Первый дар человеку – дар здоровья;
Дар второй – красота; достаток честный —
Ему третий дар; а за вином
Радость в кругу друзей – это четвертый дар.
Встреча со сколием определила судьбу эпиграммы. Он предложил ей новые темы. Пока эпиграмма ощущалась как надпись – хотя бы как бывшая надпись, – она могла быть только посвятительной или надгробной. Теперь законными стали наставительные темы (опыты таких надписей в стихах делались и раньше, но успеха не имели): ведь стоит переложить приведенное четверостишие элегическим дистихом, и получится четкое, складное и доброе нравоучение, сразу ложащееся в память. И, что еще важнее, открылись две темы, в надписях немыслимые: любовная и застольная, со всем богатством их вариаций. А в широком промежутке между типично эпиграмматическими и типично сколиастическими темами открывался простор для тем описательных – для тех случаев обычной, окружающей нас жизни, которые дают поводы и для приношений богам, и для поминания покойников, и для веселья, и для раздумий. До сих пор эпиграммами отмечались выдающиеся события – теперь они охватывают и повседневное течение жизни, в котором, оказывается, тоже есть своя поэзия.
3
Со времен Симонида прошло сто лет, мы уже в IV веке до н. э. Греция устала от войн с персами и еще больше от междоусобных войн. Людям хочется оставить политику политикам, войну – наемникам и уйти в частную жизнь. На театре вместо политических комедий представляются бытовые, новорожденная наука этика занимается изучением человеческих характеров. На исходе века являются две философские школы, стоицизм и эпикуреизм, одна говорит: «слейся с миром», другая: «живи незаметно», но для простого человека это одно и то же. Величественные эпосы и трагедии отходят на дальний план – ни одного сохранившегося образца за все столетие. Для экспериментов с малой формой – эпиграммой – открывается широкий простор.
Мы знаем, кто ввел в эпиграмму любовную тему – это был сам Платон. До того как стать философом, он был поэтом; знамениты были его эпиграммы к мальчику по имени Астер («Звезда») —
Смотришь на звезды, Звезда ты моя!
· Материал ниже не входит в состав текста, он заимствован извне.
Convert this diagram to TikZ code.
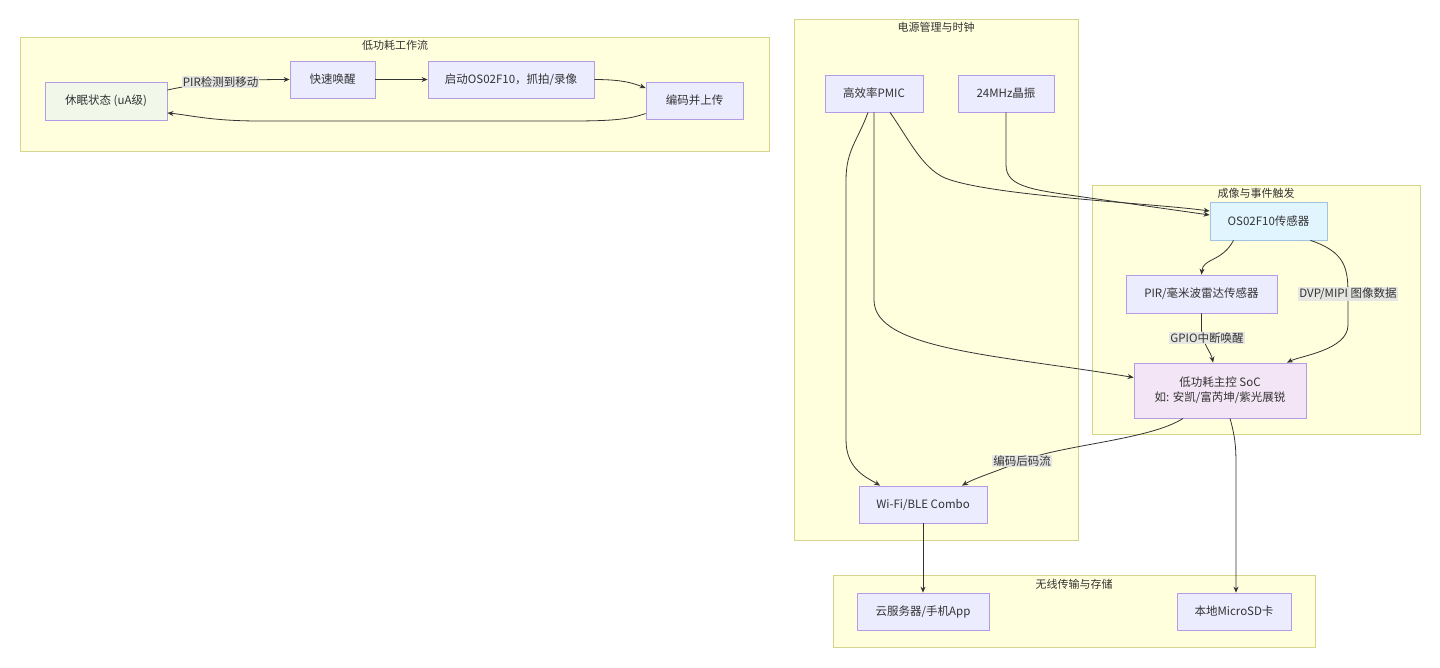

О, если бы стал я
Небом, чтоб мог на тебя множеством глаз я смотреть!
и пожилой гетере —
Археанасса со мной, колофонского рода гетера, —
Даже морщины ее жаркой любовью горят.
Ах, злополучные те, что на первой стезе повстречали
Юность подруги моей! Что это был за пожар!
Но имена тех, кто своим творчеством незаметно определил дух эпиграммы новой эпохи, – гораздо более скромные. Это Эринна из Телоса, Анита из Тегеи, Носсида из южной Италии, Мэро из Византия – всё женщины и всё из мест, далеких от культурных центров, даже с диалектизмами (конечно, преднамеренными) в языке. Это у Эринны большая эпиграмма становится сердечным плачем по подруге, и это у Аниты появляются надгробные надписи любимым животным. Перед нами фон, на котором в следующем поколении возникнут идиллии Феокрита. Окончательно делает эпиграмму бытовой и домашней старший современник Феокрита, один из самых своеобразных поэтов Антологии – Леонид Тарентский (начало III века до н. э.). Он был бедняк, вел бродячий образ жизни, бравировал этим и писал о простых, как он, людях. Его любимый род – посвятительные (реже надгробные) эпиграммы, перечисляющие простые и грубые предметы, из которых складывается быт: утварь столяра, рыбака, мужика, пастуха, охотника, виноградаря и т. д. Нынешнему читателю трудно удержаться от соблазна назвать его реалистом и народолюбцем. Но здесь необходима очень важная оговорка. Образы стихов Леонида очень близки к быту, они как бы нарочно привлекают читателя своей непривычностью в торжественном размере стиха. Но стиль речи Леонида Тарентского – отнюдь не бытовой: он пишет до крайности вычурно, щеголяет редчайшими словами, сам выдумывает новые, выворачивает фразы и играет тонкими намеками на скрытый за простыми картинками непростой смысл.
Бросив свое ремесло, посвящает Палладе Афине
Рукоискусник Ферид эти снаряды свои:
Гладкий, негнущийся локоть, пилу с изогнутой спинкой,
Скобель блестящий, топор и перевитый бурав.
Это не античный реализм, это скорее античное барокко. Передать это в переводе не удается; пусть русский читатель представит себе стихи из сегодняшнего уличного быта, написанные на церковнославянском языке, – и он сможет вообразить впечатление современников от стиля Леонида Тарентского. Впечатление было сильное, его помнили наизусть еще в Риме при Цицероне, но ценили автора прежде всего именно как фокусника языка. Основное направление развития эпиграммы пошло по другому пути.